HOUSTON – Officials with the Texas Department of State Health Services anticipate receiving 460,000 vials of the Moderna vaccine next week and plan to use this vaccine to cover rural areas and smaller healthcare providers.
“They are absolutely at the end of their rope in most regions of Texas,” said John Henderson, president and CEO of the Texas Organization of Rural and Community Hospitals. “Most of rural Texas is at capacity and can’t expand, and it’s not as much about space as it is staff and equipment. They just don’t have that capacity.”
Henderson agrees the Moderna vaccine is a perfect fit for rural Texas. This vaccine doesn’t have to be stored at ultra-cold temperatures like the Pfizer vaccine. The Moderna vaccine can survive in refrigerated settings for up to 30 days. Plus, the Moderna vaccine can be shipped in smaller quantities.
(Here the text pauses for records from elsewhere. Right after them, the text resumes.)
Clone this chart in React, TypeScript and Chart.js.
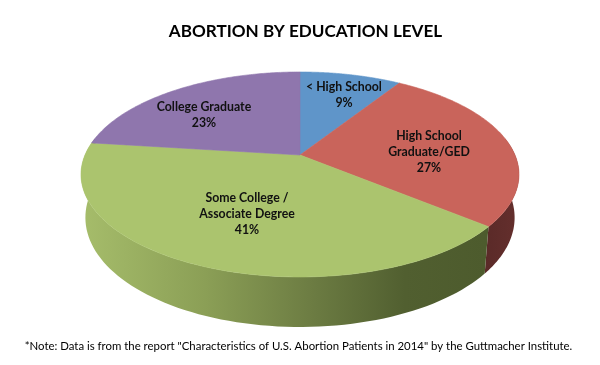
import React, { useEffect, useRef } from "react";
import { Chart, registerables } from "chart.js";

Chart.register(...registerables);

const categories = ["< High School", "High School Graduate/GED", "Some College / Associate Degree", "College Graduate"];
const shares = [9, 27, 41, 23];
const labelLines = [
  ["< High School", "9%"],
  ["High School", "Graduate/GED", "27%"],
  ["Some College /", "Associate Degree", "41%"],
  ["College Graduate", "23%"],
];
const topColors = ["#5f95c9", "#c9645b", "#abc46e", "#8f76ad"];
const titleText = "ABORTION BY EDUCATION LEVEL";
const noteText = '*Note: Data is from the report "Characteristics of U.S. Abortion Patients in 2014" by the Guttmacher Institute.';

// Perspective disc: projected centre, half axes and foreshortening
const CX = 300, CY = 155, AX = 215, BY = 98.8, K = 0.19;
// Lower rim of the slab: shrink towards the axis, and drop that grows towards the viewer
const RIM_SCALE = 0.98, DROP_BASE = 41.5, DROP_NEAR = 8.5;
const LABEL_ANCHORS = [[344, 95], [429, 152], [247, 214.5], [204, 115]];

function topRim(theta: number) {
  const u = Math.sin(theta);
  const v = -Math.cos(theta);
  const w = 1 - K * v;
  return [CX + (AX * u) / w, CY + (BY * v) / w];
}

function lowerRim(theta: number) {
  const [x, y] = topRim(theta);
  return [CX + RIM_SCALE * (x - CX), y + DROP_BASE + DROP_NEAR * -Math.cos(theta)];
}

function sideFill(ctx: CanvasRenderingContext2D, index: number) {
  if (index === 2) {
    const g = ctx.createLinearGradient(85, 0, 485, 0);
    g.addColorStop(0, "#a5bc6a");
    g.addColorStop(0.3, "#8b9f56");
    g.addColorStop(0.56, "#6d7d43");
    g.addColorStop(0.8, "#515f30");
    g.addColorStop(1, "#4d5b2d");
    return g;
  }
  if (index === 1) {
    const g = ctx.createLinearGradient(484, 0, 520, 0);
    g.addColorStop(0, "#5a2a28");
    g.addColorStop(1, "#652f2d");
    return g;
  }
  return "#555555";
}

const pie3dPlugin = {
  id: "pie3d",
  beforeDatasetsDraw(chart: any) {
    const ctx: CanvasRenderingContext2D = chart.ctx;
    const arcs = chart.getDatasetMeta(0).data;
    const LO = (80 * Math.PI) / 180, HI = (280 * Math.PI) / 180;
    const range = (a: any) => [a.startAngle + Math.PI / 2, a.endAngle + Math.PI / 2];
    ctx.save();
    arcs.forEach((arc: any, i: number) => {
      const [a0, a1] = range(arc);
      const from = Math.max(a0, LO), to = Math.min(a1, HI);
      if (to <= from) return;
      ctx.beginPath();
      const n = 80;
      for (let j = 0; j <= n; j++) {
        const p = topRim(from + ((to - from) * j) / n);
        j ? ctx.lineTo(p[0], p[1]) : ctx.moveTo(p[0], p[1]);
      }
      for (let j = n; j >= 0; j--) {
        const p = lowerRim(from + ((to - from) * j) / n);
        ctx.lineTo(p[0], p[1]);
      }
      ctx.closePath();
      ctx.fillStyle = sideFill(ctx, i);
      ctx.fill();
    });
    arcs.forEach((arc: any, i: number) => {
      const [a0, a1] = range(arc);
      ctx.beginPath();
      ctx.moveTo(CX, CY);
      const n = 120;
      for (let j = 0; j <= n; j++) {
        const p = topRim(a0 + ((a1 - a0) * j) / n);
        ctx.lineTo(p[0], p[1]);
      }
      ctx.closePath();
      ctx.fillStyle = topColors[i];
      ctx.strokeStyle = topColors[i];
      ctx.lineWidth = 0.6;
      ctx.fill();
      ctx.stroke();
    });
    ctx.restore();
    return false;
  },
  afterDraw(chart: any) {
    const ctx: CanvasRenderingContext2D = chart.ctx;
    ctx.save();
    ctx.fillStyle = "#111111";
    ctx.textAlign = "center";
    ctx.textBaseline = "middle";
    ctx.font = "bold 12.3px Lato";
    labelLines.forEach((lines, i) => {
      const [x, y] = LABEL_ANCHORS[i];
      lines.forEach((line, j) => {
        ctx.fillText(line, x, y + (j - (lines.length - 1) / 2) * 16);
      });
    });
    ctx.font = "11.4px Lato";
    ctx.fillStyle = "#000000";
    ctx.fillText(noteText, 298.5, 346);
    ctx.restore();
  },
};

export default function App() {
  const ref = useRef<HTMLCanvasElement>(null);
  useEffect(() => {
    const chart = new Chart(ref.current!, {
      type: "pie",
      data: {
        labels: categories,
        datasets: [{ data: shares, backgroundColor: topColors, borderWidth: 0 }],
      },
      options: {
        responsive: false,
        animation: false,
        layout: { padding: { left: 11 } },
        plugins: {
          legend: { display: false },
          tooltip: { enabled: false },
          title: {
            display: true,
            text: titleText,
            color: "#000000",
            font: { family: "Lato", size: 17.1, weight: "bold" },
            padding: { top: 21, bottom: 10 },
          },
        },
      },
      plugins: [pie3dPlugin],
    } as any);
    return () => chart.destroy();
  }, []);
  return (
    <div style={{ position: "absolute", left: 0, top: 0, width: 600, height: 365, background: "#ffffff" }}>
      <canvas ref={ref} width={600} height={365} style={{ display: "block" }} />
    </div>
  );
}
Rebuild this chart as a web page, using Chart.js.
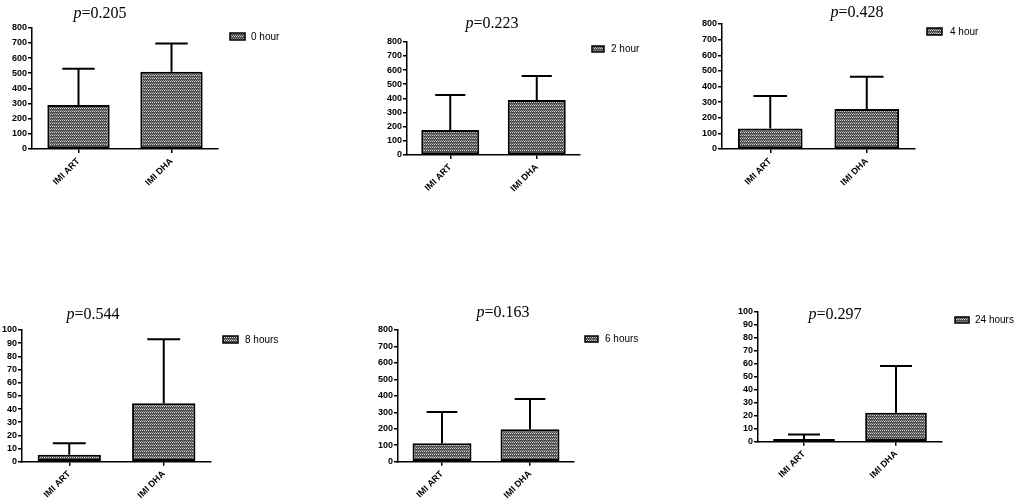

“It’s in packets of 100, instead of 975 with the Pfizer vaccine,” Henderson said.
Texas health officials reported the more than 224,000 vials of Pfizer vaccine were received this week have been delivered to 110 hospitals in 34-counties.
The state hopes more than 1,000 healthcare providers will get the vaccine next week between both Moderna and Pfizer vaccines. A key FDA panel recommended the Moderna vaccine be granted emergency authorization use Thursday. The full FDA will make a decision by the weekend as to whether it will allow the Moderna vaccine to be used.
Gov. Greg Abbott said the state remains on track to vaccinate more than 1 million healthcare workers by the end of December.
“Texas has a distribution system in place to make sure we’re stepping up and doing everything we can to save lives,” Abbott said.
Henderson said those shipments can’t come fast enough to rural Texas where the loss of even one healthcare worker can be devastating.
“If you lose a rural ER physician or a couple of nurses or a respiratory therapist to COVID or quarantine, you’re in a staffing crisis,” Henderson said.
State health officials said some of the Pfizer vaccines coming to Texas next week will be held back as part of a federal program to vaccinate nursing home residents and staff.
That plan involves a partnership with Walgreen’s and CVS to vaccinate these individuals. Texas expects to begin vaccinating nursing home residents and staff the week after Christmas.